Si j’avais une mention spéciale à décerner (ou que j’étirais mon article encore pour faire un top 5 plutôt qu’un top 4), ce serait à «Let Me Out Now» de Mikella Nicol, qui aborde un sujet terriblement d’actualité: les télé-réalités. Et si j’avais un commentaire général à écrire, pour soulever un point qui ressort plus que les autres, je pense que je parlerais de la fin des nouvelles: on n’explique rien. Peut-être à cause du genre même de la nouvelle, qui se caractérise par une chute finale, peut-être par envie de faire changement du style des films d’horreur, les fins sont abruptes et l’horreur ne se conclue pas. Les méchants ne sont pas punis, les personnages principaux ne retrouvent pas leur quiétude et leur santé mentale. Les situations surviennent dans une vie normale qui ne le sera jamais plus.

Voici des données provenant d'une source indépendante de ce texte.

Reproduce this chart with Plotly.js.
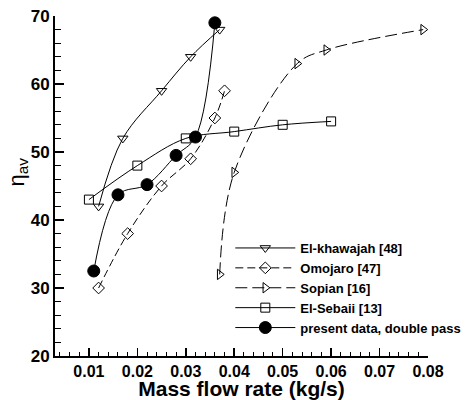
<!DOCTYPE html>
<html><head><meta charset="utf-8">
<script src="https://cdn.plot.ly/plotly-3.0.1.min.js"></script>
<style>html,body{margin:0;padding:0;background:#fff}#chart{width:465px;height:400px}</style>
</head><body><div id="chart"></div>
<script>
const khawajahX = [0.012, 0.017, 0.025, 0.031, 0.037];
const khawajahY = [42, 52, 59, 64, 68];
const omojaroX = [0.012, 0.018, 0.025, 0.031, 0.036, 0.038];
const omojaroY = [30, 38, 45, 49, 55, 59];
const sopianX = [0.037, 0.040, 0.053, 0.059, 0.079];
const sopianY = [32, 47, 63, 65, 68];
const sebaiiX = [0.010, 0.020, 0.030, 0.040, 0.050, 0.060];
const sebaiiY = [43, 48, 52, 53, 54, 54.5];
const presentX = [0.011, 0.016, 0.022, 0.028, 0.032, 0.036];
const presentY = [32.5, 43.7, 45.2, 49.5, 52.2, 69];

const seriesNames = ['El-khawajah [48]', 'Omojaro [47]', 'Sopian [16]', 'El-Sebaii [13]', 'present data, double pass'];
const xTickVals = [0.01, 0.02, 0.03, 0.04, 0.05, 0.06, 0.07, 0.08];
const yTickVals = [20, 30, 40, 50, 60, 70];

const FONT = 'Liberation Sans, Arial, Helvetica, sans-serif';
function tr(x, y, name, symbol, dash, size) {
  return {
    x: x, y: y, name: name, type: 'scatter', mode: 'lines+markers',
    line: {color: 'black', width: 1, shape: 'spline', dash: dash},
    marker: {symbol: symbol, size: size, color: 'black', line: {color: 'black', width: 1}}
  };
}
const data = [
  tr(khawajahX, khawajahY, seriesNames[0], 'triangle-down-open', 'solid', 9),
  tr(omojaroX, omojaroY, seriesNames[1], 'diamond-open', '8px,4px', 9),
  tr(sopianX, sopianY, seriesNames[2], 'triangle-right-open', '12px,5px', 9),
  tr(sebaiiX, sebaiiY, seriesNames[3], 'square-open', 'solid', 9),
  tr(presentX, presentY, seriesNames[4], 'circle', 'solid', 12)
];
const layout = {
  width: 465, height: 400,
  margin: {l: 55, r: 37, t: 16, b: 44, autoexpand: false},
  paper_bgcolor: 'white', plot_bgcolor: 'white',
  font: {family: FONT, color: 'black'},
  showlegend: true,
  legend: {
    x: 0.47, xanchor: 'left', y: 0.2, yanchor: 'middle',
    bgcolor: 'rgba(0,0,0,0)', borderwidth: 0,
    itemwidth: 60,
    font: {family: FONT, size: 13, weight: 'bold', color: 'black'},
    tracegroupgap: 0
  },
  annotations: [{
    xref: 'paper', yref: 'paper', x: -0.099, y: 0.54, xanchor: 'center', yanchor: 'middle',
    textangle: -90, showarrow: false,
    text: 'η<sub>av</sub>',
    font: {family: FONT, size: 22, color: 'black'}
  }],
  xaxis: {
    range: [0.003, 0.08], showgrid: false, zeroline: false,
    showline: true, linecolor: 'black', linewidth: 2, mirror: false,
    ticks: 'inside', ticklen: 8, tickwidth: 1.5, tickcolor: 'black',
    tickmode: 'array', tickvals: xTickVals, ticktext: xTickVals.map(v => v.toFixed(2)),
    minor: {dtick: 0.002, tick0: 0, ticks: 'inside', ticklen: 4, tickwidth: 1, tickcolor: 'black', showgrid: false},
    tickfont: {family: FONT, size: 16, weight: 'bold', color: 'black'},
    title: {text: 'Mass flow rate (kg/s)', standoff: 7,
      font: {family: FONT, size: 21, weight: 'bold', color: 'black'}},
    automargin: false
  },
  yaxis: {
    range: [20, 70], showgrid: false, zeroline: false,
    showline: true, linecolor: 'black', linewidth: 2, mirror: false,
    ticks: 'inside', ticklen: 9, tickwidth: 1.5, tickcolor: 'black',
    tickmode: 'array', tickvals: yTickVals,
    minor: {dtick: 2, tick0: 0, ticks: 'inside', ticklen: 6, tickwidth: 1, tickcolor: 'black', showgrid: false},
    tickfont: {family: FONT, size: 17, weight: 'bold', color: 'black'},
    automargin: false
  }
};
Plotly.newPlot('chart', data, layout, {displayModeBar: false, staticPlot: true});
</script>
</body></html>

Je me doute que vous vous dites que l’Halloween est derrière nous, que Noël est à nos portes et que la pertinence d’un recueil de nouvelles d’horreur (et/ou d’un billet de blogue à ce sujet) à ce moment de l’année peut être discutée. Mais ce qui ressort de ces nouvelles, ce ne sont pas les histoires de fantômes et de monstres surnaturels: c’est que l’horreur chez les femmes naît souvent de situations de la vie courante. S’acheter une maison, voir sa famille mourir ou être blessée, vivre une séparation amoureuse, enseigner un cours du soir, prendre un Amigo Express, se louer un chalet. Et le fait que l’intrigue de ces nouvelles reste si proche des lecteurs est très intéressant, peu importe la période de l’année.

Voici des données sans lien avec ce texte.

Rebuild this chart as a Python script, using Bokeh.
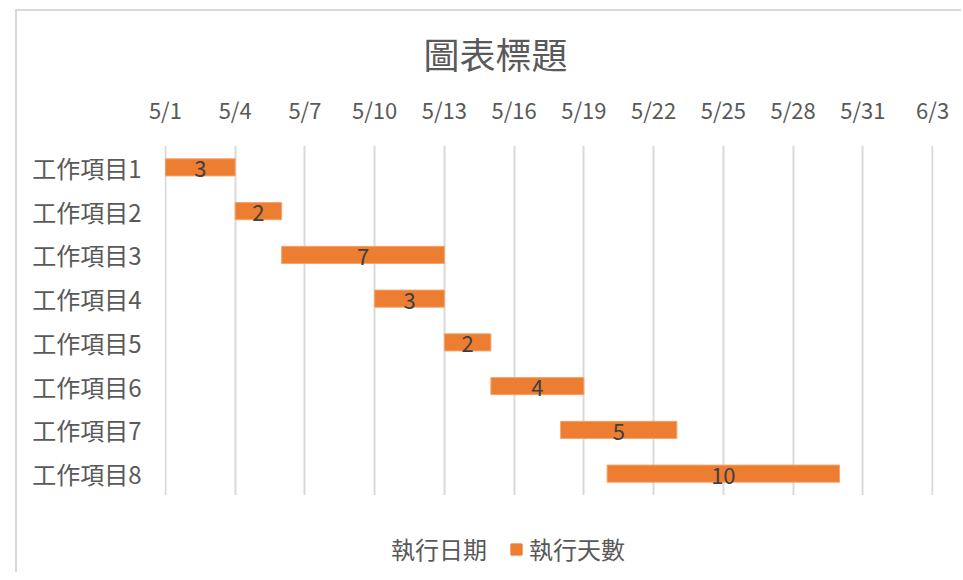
import pandas as pd
from bokeh.plotting import figure
from bokeh.layouts import column
from bokeh.models import Range1d, FactorRange, FixedTicker, Legend, LegendItem, ColumnDataSource
from bokeh.core.properties import value
from bokeh.embed import file_html
from bokeh.resources import INLINE

# ---- data ----
tasks = ["工作項目1", "工作項目2", "工作項目3", "工作項目4",
         "工作項目5", "工作項目6", "工作項目7", "工作項目8"]
start_dates = ["2023-05-01", "2023-05-04", "2023-05-06", "2023-05-10",
               "2023-05-13", "2023-05-15", "2023-05-18", "2023-05-20"]
durations = [3, 2, 7, 3, 2, 4, 5, 10]
tick_labels = ["5/1", "5/4", "5/7", "5/10", "5/13", "5/16",
               "5/19", "5/22", "5/25", "5/28", "5/31", "6/3"]
axis_start = "2023-05-01"
axis_end = "2023-06-03"
title_text = "圖表標題"
series_names = ["執行日期", "執行天數"]

FONT = "Noto Sans CJK TC"
ORANGE = "#ed7d31"
BAR_EDGE = "#f4a36b"
GREY_TXT = "#595959"

base = pd.Timestamp(axis_start)
start_off = [(pd.Timestamp(d) - base).days for d in start_dates]
end_off = [s + d for s, d in zip(start_off, durations)]
mid_off = [s + d / 2 for s, d in zip(start_off, durations)]
axis_end_off = (pd.Timestamp(axis_end) - base).days
tick_pos = [(pd.Timestamp("2023/" + t) - base).days for t in tick_labels]

src = ColumnDataSource(dict(task=tasks, zero=[0] * len(tasks), start=start_off,
                            end=end_off, mid=mid_off,
                            lbl=[str(d) for d in durations]))

p = figure(width=944, height=484, output_backend="svg", toolbar_location=None,
           x_range=Range1d(-0.04, axis_end_off + 0.04),
           y_range=FactorRange(factors=list(reversed(tasks))),
           x_axis_location="above",
           min_border_left=147, min_border_top=134,
           min_border_right=28, min_border_bottom=0)

p.title.text = title_text
p.title.text_font = FONT
p.title.text_font_size = "36px"
p.title.text_font_style = "normal"
p.title.text_color = GREY_TXT
p.title.align = "left"
p.title.offset = 259
p.title.standoff = 22

p.outline_line_color = None
p.ygrid.grid_line_color = None
p.xgrid.grid_line_color = "#d9d9d9"
p.xgrid.grid_line_width = 2

xa = p.xaxis[0]
xa.ticker = FixedTicker(ticks=tick_pos)
xa.major_label_overrides = {tp: lab for tp, lab in zip(tick_pos, tick_labels)}
xa.axis_line_color = None
xa.major_tick_line_color = None
xa.minor_tick_line_color = None
xa.major_label_text_font = FONT
xa.major_label_text_font_size = "22px"
xa.major_label_text_color = GREY_TXT
xa.major_label_standoff = 15

ya = p.yaxis[0]
ya.axis_line_color = None
ya.major_tick_line_color = None
ya.minor_tick_line_color = None
ya.major_label_text_font = FONT
ya.major_label_text_font_size = "24px"
ya.major_label_text_color = GREY_TXT
ya.major_label_standoff = 17

p.hbar(y="task", left="zero", right="start", height=0.39, source=src,
       fill_alpha=0, line_alpha=0)
p.hbar(y="task", left="start", right="end", height=0.39, source=src,
       fill_color=ORANGE, line_color=BAR_EDGE, line_width=1)
p.text(x="mid", y="task", text="lbl", source=src, text_align="center",
       text_baseline="middle", text_font=value(FONT), text_font_size="22px",
       text_color="#404040", y_offset=2)

# legend strip below the chart
p2 = figure(width=944, height=77, output_backend="svg", toolbar_location=None,
            x_range=Range1d(0, 1), y_range=Range1d(0, 1),
            x_axis_location=None, y_axis_location=None, min_border=0)
p2.outline_line_color = None
p2.grid.visible = False
lg_start = p2.hbar(y="task", left="zero", right="start", height=0.39, source=src,
                   fill_alpha=0, line_alpha=0, visible=False)
lg_dur = p2.hbar(y="task", left="start", right="end", height=0.39, source=src,
                 fill_color=ORANGE, line_color=ORANGE, visible=False)
legend = Legend(items=[LegendItem(label=series_names[0], renderers=[lg_start]),
                       LegendItem(label=series_names[1], renderers=[lg_dur])],
                orientation="horizontal", location=(207, 6), padding=0, margin=0,
                border_line_alpha=0, background_fill_alpha=0,
                inactive_fill_alpha=0,
                label_text_font=FONT, label_text_font_size="24px",
                label_text_color=GREY_TXT, glyph_width=14, glyph_height=14,
                label_standoff=6, spacing=22)
p2.add_layout(legend)

layout = column(p, p2, spacing=0,
                styles={"border-left": "2px solid #d9d9d9", "border-top": "2px solid #d9d9d9",
                        "margin-left": "15px", "margin-top": "9px"})

open("out.html", "w").write(file_html(layout, INLINE))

De la même manière que les chick flicks / la chick lit ne sont pas relégués à la St-Valentin, ce recueil de nouvelles n’a pas à être lu uniquement à l’Halloween. Et si c’est vraiment l’esprit de Noël qui vous embête, j’invoque Black Christmas (aussi mauvais et cliché le remake soit-il) comme preuve cinématographique de ce que j’avance. 😉

Dompierre, Stéphane (dir.). Monstres et fantômes. Québec Amérique: Montréal. 352 p.